The document tries to describe how an extending node can achieve (some level) of connectivity “no matter what”. The intention is to provide an ordered list of mechanisms. Where of course NAPT66 is quite close to the bottom.

> 
> It does not cite it as a goal or, AFACIT, even mention it at all. This is a major problem I think. As an example, this line of thinking leads to the statement that the only mechanism that is guaranteed to work is NAPT66 because it's self-similar, and provides infinite extension. I wouldn't agree that it "works". Yes, it provides infinite extension. But it only provides infinite extension of partial connectivity. There's no advantage to doing that. We might as well provide the extended devices only with IPv4 connectivity. At least IPv4 stacks and applications are used to having to work around NAT, unlike IPv6 applications.

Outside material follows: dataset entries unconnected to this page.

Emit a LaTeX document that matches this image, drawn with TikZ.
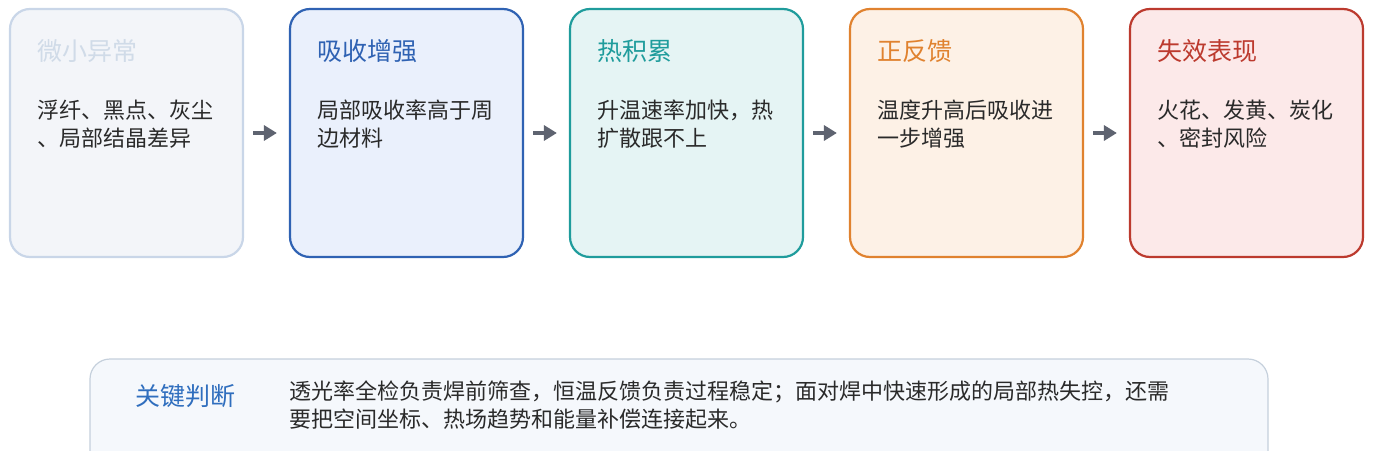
\documentclass[tikz,border=0pt]{standalone}
\usepackage{fontspec}
\setmainfont{Noto Sans CJK SC}
\usetikzlibrary{arrows.meta, positioning}

\definecolor{faintline}{HTML}{C9D6E8}
\definecolor{faintfill}{HTML}{F3F5F9}
\definecolor{fainttitle}{HTML}{D0DBE8}
\definecolor{blueline}{HTML}{2F62B3}
\definecolor{bluefill}{HTML}{EAF0FC}
\definecolor{tealline}{HTML}{1F9C9C}
\definecolor{tealfill}{HTML}{E5F4F4}
\definecolor{orangeline}{HTML}{E0822F}
\definecolor{orangefill}{HTML}{FDF1E6}
\definecolor{redline}{HTML}{BC3A2E}
\definecolor{redfill}{HTML}{FCE9E9}
\definecolor{noteline}{HTML}{C5D0DC}
\definecolor{notefill}{HTML}{F5F8FC}
\definecolor{notetitle}{HTML}{2F6EBE}
\definecolor{bodyink}{HTML}{2A2A2A}
\definecolor{arrowgray}{HTML}{5E6370}

\begin{document}
\begin{tikzpicture}[
        x=1pt,
        y=-1pt,
        stage/.style={
            draw,
            line width=2.2pt,
            rounded corners=20pt,
            minimum width=233pt,
            minimum height=248pt,
            inner sep=0pt
        },
        stagetitle/.style={
            anchor=west,
            inner sep=0pt,
            xshift=28pt,
            yshift=-43pt,
            font=\fontsize{25}{30}\selectfont
        },
        stagetext/.style={
            anchor=north west,
            inner sep=0pt,
            align=left,
            xshift=28pt,
            yshift=-92pt,
            text=bodyink,
            font=\fontsize{22}{28}\selectfont
        },
        flowarrow/.style={
            -{Triangle[length=13pt, width=15pt]},
            line width=4pt,
            arrowgray,
            shorten <=9pt,
            shorten >=12pt
        },
        node distance=44.8pt
    ]

        \useasboundingbox (0,0) rectangle (1374,450);

        % ---------------------------------------------------------------------
        % Stages of the runaway
        % ---------------------------------------------------------------------

        \node[stage, draw=faintline, fill=faintfill] (abnormal) at (126.5,133) {};
        \node[stage, draw=blueline, fill=bluefill, right=of abnormal] (absorb) {};
        \node[stage, draw=tealline, fill=tealfill, right=of absorb] (heatup) {};
        \node[stage, draw=orangeline, fill=orangefill, right=of heatup] (feedback) {};
        \node[stage, draw=redline, fill=redfill, right=of feedback] (failure) {};

        \node[stagetitle, fainttitle] (abnormaltitle) at (abnormal.north west) {微小异常};
        \node[stagetext] (abnormaltext) at (abnormal.north west) {浮纤、黑点、灰尘\\、局部结晶差异};

        \node[stagetitle, blueline] (absorbtitle) at (absorb.north west) {吸收增强};
        \node[stagetext] (absorbtext) at (absorb.north west) {局部吸收率高于周\\边材料};

        \node[stagetitle, tealline] (heatuptitle) at (heatup.north west) {热积累};
        \node[stagetext] (heatuptext) at (heatup.north west) {升温速率加快，热\\扩散跟不上};

        \node[stagetitle, orangeline] (feedbacktitle) at (feedback.north west) {正反馈};
        \node[stagetext] (feedbacktext) at (feedback.north west) {温度升高后吸收进\\一步增强};

        \node[stagetitle, redline] (failuretitle) at (failure.north west) {失效表现};
        \node[stagetext] (failuretext) at (failure.north west) {火花、发黄、炭化\\、密封风险};

        % ---------------------------------------------------------------------
        % Arrows between stages
        % ---------------------------------------------------------------------

        \draw[flowarrow] (abnormal) -- (absorb);
        \draw[flowarrow] (absorb) -- (heatup);
        \draw[flowarrow] (heatup) -- (feedback);
        \draw[flowarrow] (feedback) -- (failure);

        % ---------------------------------------------------------------------
        % Key judgement note
        % ---------------------------------------------------------------------

        \node[
            draw=noteline,
            fill=notefill,
            line width=1.2pt,
            rounded corners=20pt,
            minimum width=1178pt,
            minimum height=130pt,
            inner sep=0pt
        ] (verdict) at (679,424) {};

        \node[
            stagetitle,
            notetitle,
            xshift=18pt,
            yshift=5pt
        ] (verdicttitle) at (verdict.north west) {关键判断};

        \node[
            stagetext,
            xshift=172pt,
            yshift=70pt
        ] (verdicttext) at (verdict.north west) {透光率全检负责焊前筛查，恒温反馈负责过程稳定；面对焊中快速形成的局部热失控，还需\\要把空间坐标、热场趋势和能量补偿连接起来。};

    \end{tikzpicture}
\end{document}
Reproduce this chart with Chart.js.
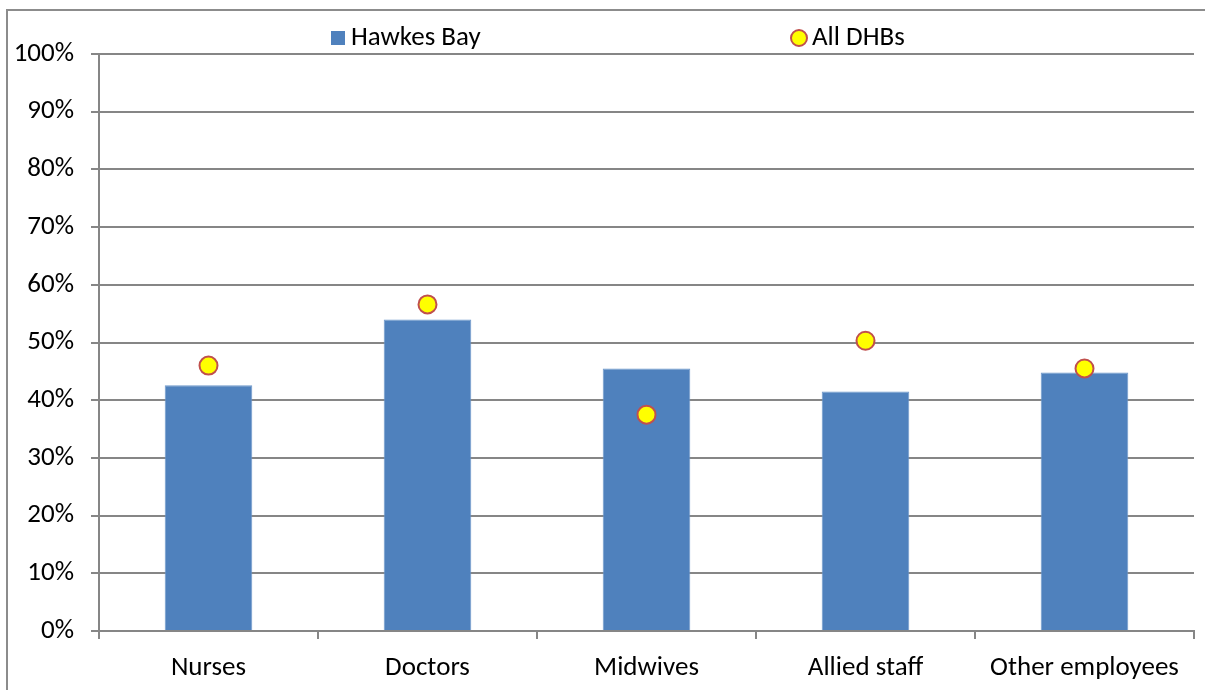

IPv6 applications also need to deal with NAT. That unfortunately happened with NAT64. And there are other use cases in IPv6 where some sort of identifier / locator split is required.

For some use cases NAPT66 is an acceptable tradeoff. It’s an operational choice.
It certainly gives good enough connectivity to set up a tunnel which a more transparent service can be provided over.

> I don't think we should publish anything about mechanisms that don't provide end-to-end connectivity, except maybe to discourage their use. They are great from a network operator perspective, but very painful for application developers.

I’d much rather we described it so we have some hope of deterministic behaviour from extending hosts.

> The draft tries to separate the mechanisms to extend the network from the mechanisms used to assign addresses. But I suspect that once we factor in the need (or even just the desire) to factor in end-to-end connectivity, those two can no longer be separated. For example: does DHCPv6 prefix delegation provide end to end connectivity? There is no way to answer that without knowing how addresses are assigned downstream. Delegating a /126 to a device that wants to share connectivity with two other devices does. Delegating it to a device that wants to share connectivity with 8 devices doesn't.
> 

Yes, we may not quite have found the right way of representing the various dimensions.
Which mechanism is used upstream is to independent of which mechanism is used to assign addresses, and also independent of how the networks is further extended.

That said, if we take a DHCPv6 PD network. There are some benefits of flat delegation. In that each level of extension asks for the individual links it needs numbered from a central DHCPv6 server, instead of a hierarchal delegation. When the flat model “stops”, some of these other mechanisms will have to come into play though.